**Short problem**:
Reply with one number: the count of lines in the data that hold the string "diagram".

**Source material**:
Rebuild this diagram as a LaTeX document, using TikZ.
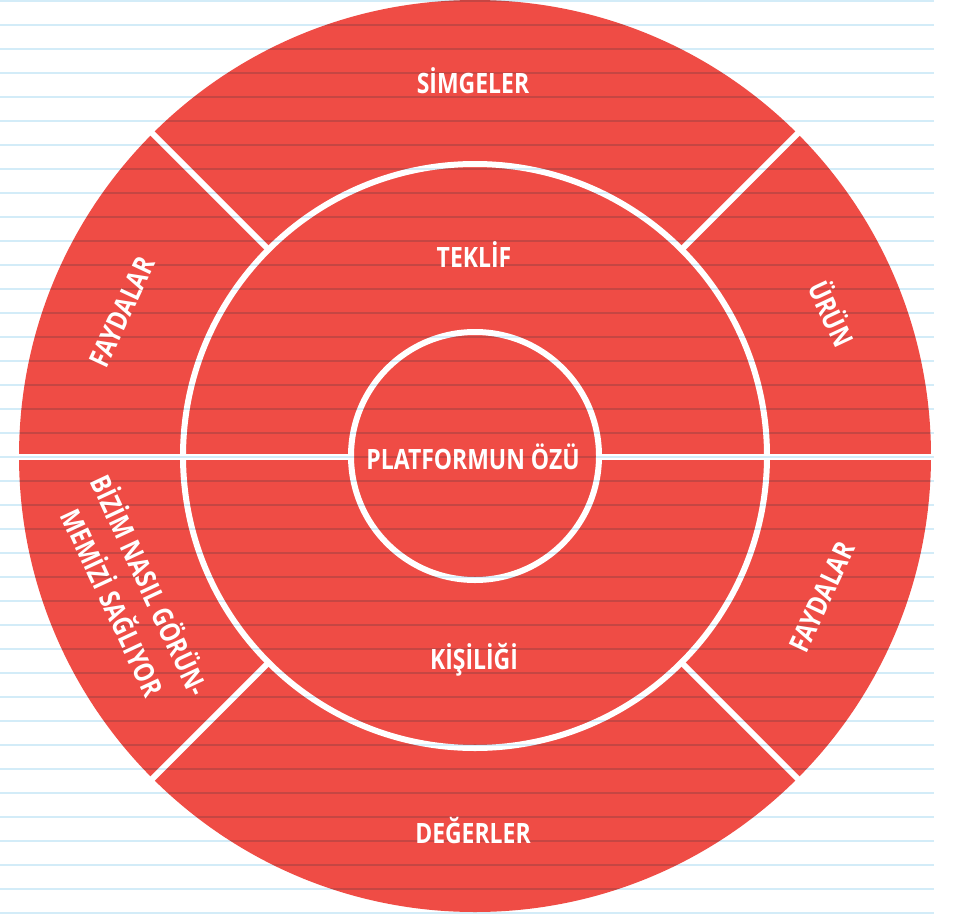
\documentclass[tikz,border=0pt]{standalone}
\usepackage{fontspec}
\setmainfont{Open Sans}[FakeStretch=0.82]
\usetikzlibrary{calc}
\definecolor{platred}{HTML}{EF4C45}
\definecolor{ruleblue}{HTML}{D3ECF8}
\tikzset{
  gap/.style={draw=white,line width=6pt},
  rule/.style={draw=ruleblue,line width=2pt},
  lbl/.style={text=white,font=\bfseries\fontsize{28}{33}\selectfont,align=center,inner sep=0pt}
}
\begin{document}
\begin{tikzpicture}[x=1pt,y=-1pt]
\useasboundingbox[fill=white] (0,0) rectangle (955,915);
\coordinate (c) at (475,456);
\fill[platred] (c) circle (456);
\draw[gap] (c) circle (292);
\draw[gap] (c) circle (124);
\draw[gap] (10,457) -- ($(c)+(-124,1)$);
\draw[gap] ($(c)+(124,1)$) -- (940,457);
\foreach \a in {45,135,225,315}
  \draw[gap] ($(c)+(\a:292)$) -- ($(c)+(\a:462)$);
\begin{scope}[blend mode=multiply]
\foreach \k in {0,...,38}
  \draw[rule] (0,{1+24*\k}) -- (934,{1+24*\k});
\end{scope}
\node[lbl] (simgeler) at (473,81) {SİMGELER};
\node[lbl] (teklif) at (474,255) {TEKLİF};
\node[lbl] (oz) at (473,457) {PLATFORMUN ÖZÜ};
\node[lbl] (kisiligi) at (474,660) {KİŞİLİĞİ};
\node[lbl] (degerler) at (473,831) {DEĞERLER};
\node[lbl,rotate=65] (faydalar1) at (122,312) {FAYDALAR};
\node[lbl,rotate=-65] (urun) at (833,313) {ÜRÜN};
\node[lbl,rotate=65] (faydalar2) at (822,597) {FAYDALAR};
\node[lbl,rotate=-65] (bizim) at (133,593) {BİZİM NASIL GÖRÜN-\\[8pt]MEMİZİ SAĞLIYOR};
\end{tikzpicture}
\end{document}
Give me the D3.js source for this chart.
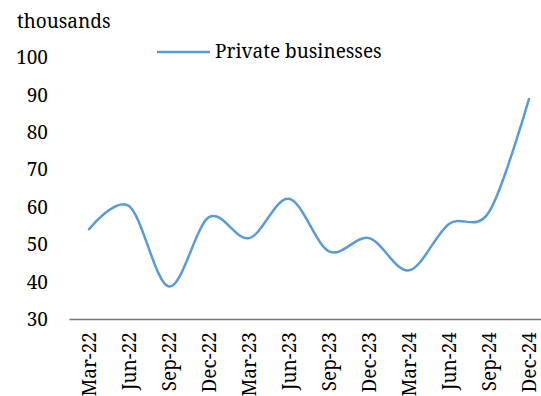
<!DOCTYPE html>
<html>
<head>
<meta charset="utf-8">
<script src="https://cdn.jsdelivr.net/npm/d3@7"></script>
<style>
  body { margin: 0; background: #fff; }
</style>
</head>
<body>
<svg id="chart" width="541" height="396"></svg>
<script>
const quarters = ["Mar-22", "Jun-22", "Sep-22", "Dec-22", "Mar-23", "Jun-23",
                  "Sep-23", "Dec-23", "Mar-24", "Jun-24", "Sep-24", "Dec-24"];
const privateBusinesses = [54.0, 60.2, 38.7, 57.2, 51.6, 62.1, 48.1, 51.6, 43.0, 55.4, 58.6, 88.8];
const yTicks = [30, 40, 50, 60, 70, 80, 90, 100];
const seriesName = "Private businesses";
const unitLabel = "thousands";

const color = "#5B9BD5";
const fontSize = 19;
const fontFamily = '"Noto Sans Serif", "Noto Serif", "Liberation Serif", serif';

const svg = d3.select("#chart");

const xScale = d3.scalePoint(quarters, [69, 549]).padding(0.5);
const yScale = d3.scaleLinear([30, 100], [319, 57]);

function styleText(sel){
    sel.style("font-family", fontFamily)
       .style("font-size", fontSize + "px")
       .attr("fill", "#000");
}

// y tick labels, no axis line
const yAxis = d3.axisLeft(yScale).tickValues(yTicks).tickSize(0).tickPadding(0);
const yG = svg.append("g")
    .attr("transform", "translate(48,0)")
    .call(yAxis);
yG.select(".domain").remove();
yG.selectAll("text")
    .attr("dy", "0.35em")
    .call(styleText);

// x axis
const xAxis = d3.axisBottom(xScale).tickSize(0).tickPadding(0);
const xG = svg.append("g")
    .attr("transform", "translate(0,319)")
    .call(xAxis);
xG.select(".domain")
    .attr("stroke", "#767676")
    .attr("stroke-width", 1.5);
xG.selectAll("text")
    .attr("text-anchor", "end")
    .attr("transform", "rotate(-90)")
    .attr("x", -13)
    .attr("y", 0)
    .attr("dy", "0.35em")
    .call(styleText);

// series line
const line = d3.line()
    .x((d, i) => xScale(quarters[i]))
    .y(d => yScale(d))
    .curve(d3.curveCatmullRom.alpha(0));

svg.append("path")
    .datum(privateBusinesses)
    .attr("fill", "none")
    .attr("stroke", color)
    .attr("stroke-width", 2.5)
    .attr("stroke-linecap", "round")
    .attr("d", line);

// unit label
svg.append("text")
    .attr("x", 17)
    .attr("y", 28)
    .text(unitLabel)
    .call(styleText);

// legend
svg.append("line")
    .attr("x1", 157).attr("x2", 210)
    .attr("y1", 52).attr("y2", 52)
    .attr("stroke", color)
    .attr("stroke-width", 2.5);
svg.append("text")
    .attr("x", 215)
    .attr("y", 58)
    .text(seriesName)
    .call(styleText);
</script>
</body>
</html>
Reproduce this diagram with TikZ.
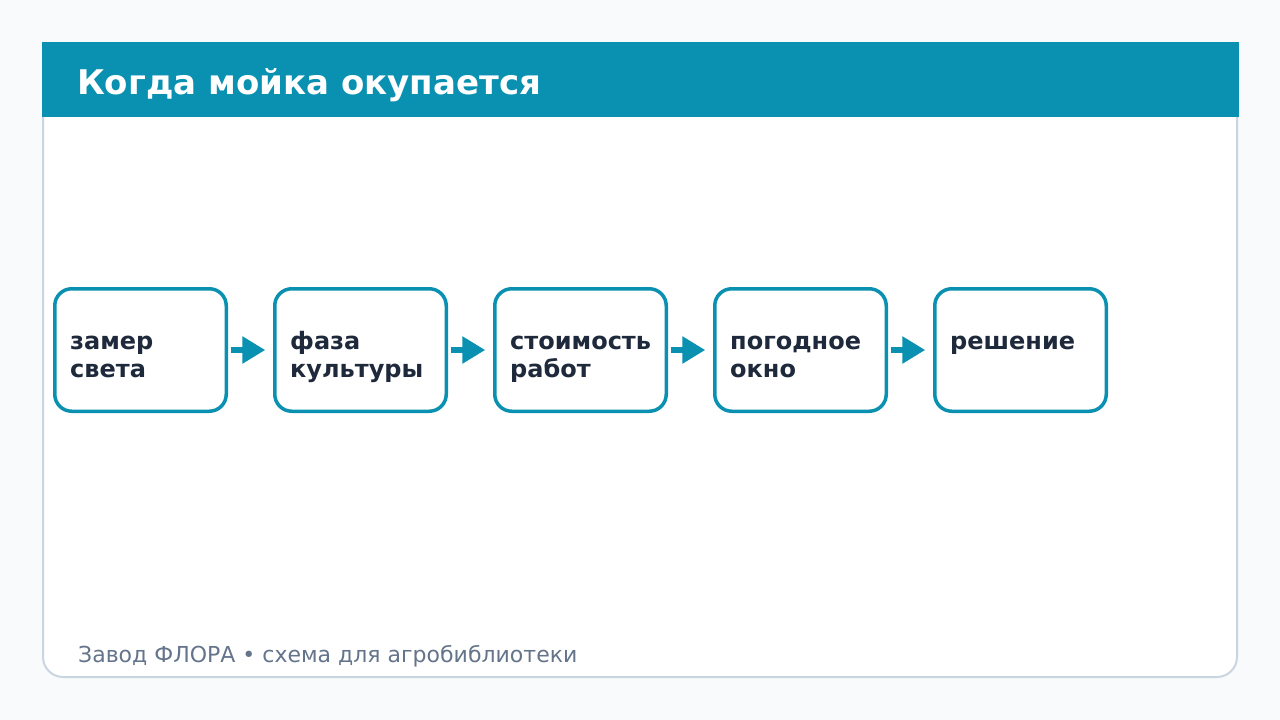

**Response**:
2